I have changed my mind on this one. In the last five or six years the culture (read: elite framework that drives the culture) is increasingly interested in bringing the church back into the public square. Yes, you heard that right. But not in order to hear it, but rather, in order to flay it, expose its real and alleged abuses and to render it naked and shivering before a jeering crowd. It is Shadrach, Meschach and Abednego standing up before the statue of gold, whilst everyone else is grovelling and going, “Pssst, kneel down for goodness sake!” It is officials conspiring with the king to show that Daniel’s act of praying towards Jerusalem three times per day is not simply an archaic and foolish hope, but a very real threat to the order of the society and the new moral order that will hold it together.
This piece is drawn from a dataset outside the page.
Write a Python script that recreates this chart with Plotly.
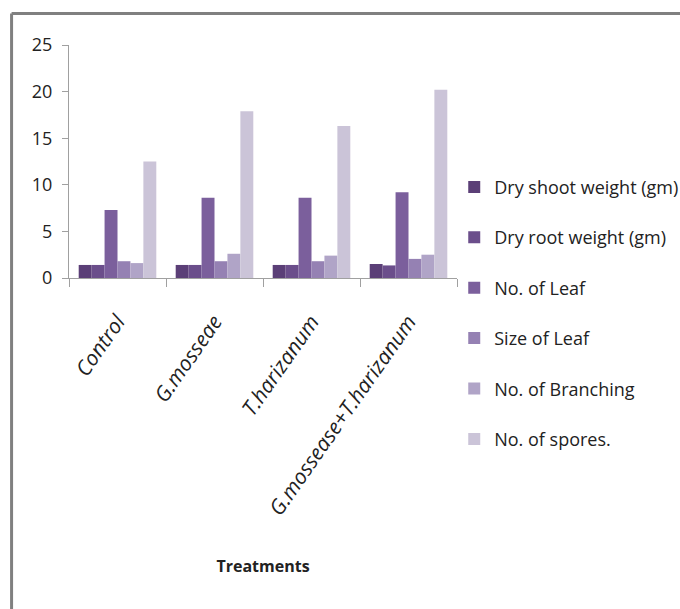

If the primary characteristic of Exile Stage One was supposed to be humility, the primary characteristic of Second Stage Exiles will have to be courage. Courage does not mean bombastic pronouncements to the world, not at all. It has to be much deeper than that. It will mean, upon hearing the king’s command that no one can pray to any god save the king for thirty days, that we go into our rooms with the window open towards Jerusalem and defy that king even as our accusers hunt us down. It means looking the king in his enraged face and saying, even in our God does not rescue us from the flames, we will not serve your gods or bow down to your statue of gold. Unlike Athens, Babylon is not interested in trying to out-think us, merely overpower us. Apologetics and new ways of doing church don’t cut it in Babylon. Only courage under fire will.